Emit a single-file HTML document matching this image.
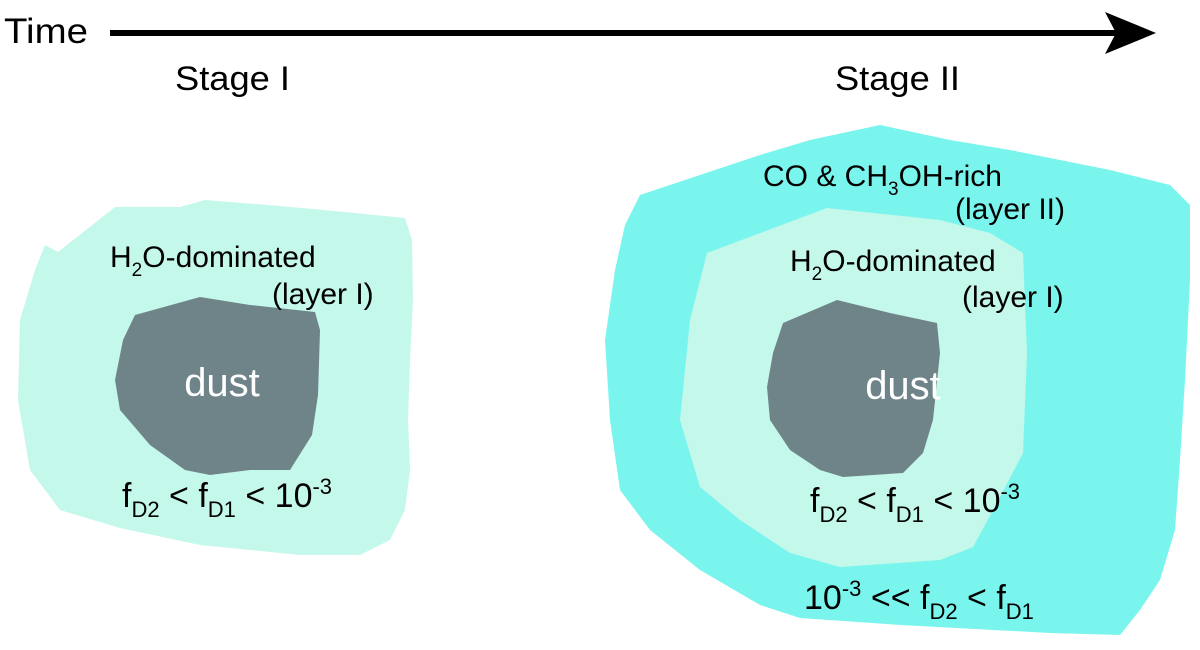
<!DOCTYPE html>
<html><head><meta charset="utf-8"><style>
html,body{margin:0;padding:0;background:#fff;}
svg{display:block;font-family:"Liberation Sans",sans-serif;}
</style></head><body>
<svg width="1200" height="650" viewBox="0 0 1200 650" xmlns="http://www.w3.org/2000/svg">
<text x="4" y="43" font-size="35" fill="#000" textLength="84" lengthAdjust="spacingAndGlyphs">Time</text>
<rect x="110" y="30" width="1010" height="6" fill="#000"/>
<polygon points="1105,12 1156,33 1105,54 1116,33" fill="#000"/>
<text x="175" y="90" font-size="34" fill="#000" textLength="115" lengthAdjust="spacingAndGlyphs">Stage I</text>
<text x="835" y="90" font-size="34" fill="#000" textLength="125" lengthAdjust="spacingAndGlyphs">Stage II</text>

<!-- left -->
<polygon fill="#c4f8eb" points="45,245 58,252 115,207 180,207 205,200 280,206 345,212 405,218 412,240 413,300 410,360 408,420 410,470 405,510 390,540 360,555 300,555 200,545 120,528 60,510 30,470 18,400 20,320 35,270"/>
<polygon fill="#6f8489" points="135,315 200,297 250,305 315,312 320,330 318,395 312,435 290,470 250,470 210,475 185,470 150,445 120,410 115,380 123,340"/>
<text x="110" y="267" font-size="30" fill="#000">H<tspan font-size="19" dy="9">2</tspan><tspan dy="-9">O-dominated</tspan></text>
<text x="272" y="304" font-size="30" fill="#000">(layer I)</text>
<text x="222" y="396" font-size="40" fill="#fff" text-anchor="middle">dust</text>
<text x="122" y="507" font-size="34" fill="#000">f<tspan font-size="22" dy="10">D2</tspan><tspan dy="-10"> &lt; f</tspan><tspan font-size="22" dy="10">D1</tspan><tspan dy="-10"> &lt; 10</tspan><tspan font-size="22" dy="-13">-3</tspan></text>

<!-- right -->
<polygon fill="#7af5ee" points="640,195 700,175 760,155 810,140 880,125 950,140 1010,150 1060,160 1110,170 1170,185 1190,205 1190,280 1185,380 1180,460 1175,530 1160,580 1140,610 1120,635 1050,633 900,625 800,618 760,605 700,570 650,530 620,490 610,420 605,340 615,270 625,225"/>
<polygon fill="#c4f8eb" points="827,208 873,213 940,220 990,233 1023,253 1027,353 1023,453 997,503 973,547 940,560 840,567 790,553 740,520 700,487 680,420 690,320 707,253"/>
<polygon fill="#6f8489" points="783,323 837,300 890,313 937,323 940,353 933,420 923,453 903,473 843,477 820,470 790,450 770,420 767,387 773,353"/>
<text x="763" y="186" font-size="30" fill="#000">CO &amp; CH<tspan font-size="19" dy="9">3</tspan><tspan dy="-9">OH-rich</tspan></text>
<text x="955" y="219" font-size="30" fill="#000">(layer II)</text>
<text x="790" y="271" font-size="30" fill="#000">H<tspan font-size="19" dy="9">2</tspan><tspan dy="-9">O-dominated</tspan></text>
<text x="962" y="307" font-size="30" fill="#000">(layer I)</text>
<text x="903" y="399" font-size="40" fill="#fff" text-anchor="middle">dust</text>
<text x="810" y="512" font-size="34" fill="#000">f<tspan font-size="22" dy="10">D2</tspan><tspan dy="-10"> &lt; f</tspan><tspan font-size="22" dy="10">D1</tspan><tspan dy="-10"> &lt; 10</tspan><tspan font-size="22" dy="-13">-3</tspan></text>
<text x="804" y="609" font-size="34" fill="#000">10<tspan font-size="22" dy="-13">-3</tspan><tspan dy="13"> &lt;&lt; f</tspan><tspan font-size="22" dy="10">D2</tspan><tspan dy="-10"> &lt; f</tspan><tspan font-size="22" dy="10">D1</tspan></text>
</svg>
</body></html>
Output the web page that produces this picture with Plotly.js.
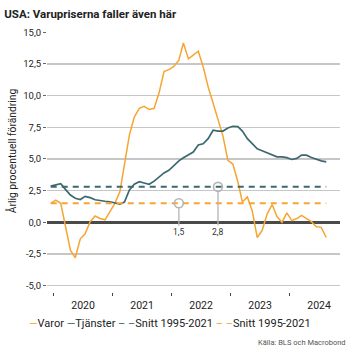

= = = =

Task to carry out: Print all of the entries word for word. Omit the pictures they contain.

Full response:
Emit a single-file HTML document matching this image.
<!DOCTYPE html>
<html><head><meta charset="utf-8"><style>
html,body{margin:0;padding:0;background:#fff;}
svg{display:block;font-family:"Liberation Sans",sans-serif;}
</style></head><body>
<svg width="1200" height="650" viewBox="0 0 1200 650" xmlns="http://www.w3.org/2000/svg">
<text x="4" y="43" font-size="35" fill="#000" textLength="84" lengthAdjust="spacingAndGlyphs">Time</text>
<rect x="110" y="30" width="1010" height="6" fill="#000"/>
<polygon points="1105,12 1156,33 1105,54 1116,33" fill="#000"/>
<text x="175" y="90" font-size="34" fill="#000" textLength="115" lengthAdjust="spacingAndGlyphs">Stage I</text>
<text x="835" y="90" font-size="34" fill="#000" textLength="125" lengthAdjust="spacingAndGlyphs">Stage II</text>

<!-- left -->
<polygon fill="#c4f8eb" points="45,245 58,252 115,207 180,207 205,200 280,206 345,212 405,218 412,240 413,300 410,360 408,420 410,470 405,510 390,540 360,555 300,555 200,545 120,528 60,510 30,470 18,400 20,320 35,270"/>
<polygon fill="#6f8489" points="135,315 200,297 250,305 315,312 320,330 318,395 312,435 290,470 250,470 210,475 185,470 150,445 120,410 115,380 123,340"/>
<text x="110" y="267" font-size="30" fill="#000">H<tspan font-size="19" dy="9">2</tspan><tspan dy="-9">O-dominated</tspan></text>
<text x="272" y="304" font-size="30" fill="#000">(layer I)</text>
<text x="222" y="396" font-size="40" fill="#fff" text-anchor="middle">dust</text>
<text x="122" y="507" font-size="34" fill="#000">f<tspan font-size="22" dy="10">D2</tspan><tspan dy="-10"> &lt; f</tspan><tspan font-size="22" dy="10">D1</tspan><tspan dy="-10"> &lt; 10</tspan><tspan font-size="22" dy="-13">-3</tspan></text>

<!-- right -->
<polygon fill="#7af5ee" points="640,195 700,175 760,155 810,140 880,125 950,140 1010,150 1060,160 1110,170 1170,185 1190,205 1190,280 1185,380 1180,460 1175,530 1160,580 1140,610 1120,635 1050,633 900,625 800,618 760,605 700,570 650,530 620,490 610,420 605,340 615,270 625,225"/>
<polygon fill="#c4f8eb" points="827,208 873,213 940,220 990,233 1023,253 1027,353 1023,453 997,503 973,547 940,560 840,567 790,553 740,520 700,487 680,420 690,320 707,253"/>
<polygon fill="#6f8489" points="783,323 837,300 890,313 937,323 940,353 933,420 923,453 903,473 843,477 820,470 790,450 770,420 767,387 773,353"/>
<text x="763" y="186" font-size="30" fill="#000">CO &amp; CH<tspan font-size="19" dy="9">3</tspan><tspan dy="-9">OH-rich</tspan></text>
<text x="955" y="219" font-size="30" fill="#000">(layer II)</text>
<text x="790" y="271" font-size="30" fill="#000">H<tspan font-size="19" dy="9">2</tspan><tspan dy="-9">O-dominated</tspan></text>
<text x="962" y="307" font-size="30" fill="#000">(layer I)</text>
<text x="903" y="399" font-size="40" fill="#fff" text-anchor="middle">dust</text>
<text x="810" y="512" font-size="34" fill="#000">f<tspan font-size="22" dy="10">D2</tspan><tspan dy="-10"> &lt; f</tspan><tspan font-size="22" dy="10">D1</tspan><tspan dy="-10"> &lt; 10</tspan><tspan font-size="22" dy="-13">-3</tspan></text>
<text x="804" y="609" font-size="34" fill="#000">10<tspan font-size="22" dy="-13">-3</tspan><tspan dy="13"> &lt;&lt; f</tspan><tspan font-size="22" dy="10">D2</tspan><tspan dy="-10"> &lt; f</tspan><tspan font-size="22" dy="10">D1</tspan></text>
</svg>
</body></html>
Output the web page that produces this picture with Plotly.js.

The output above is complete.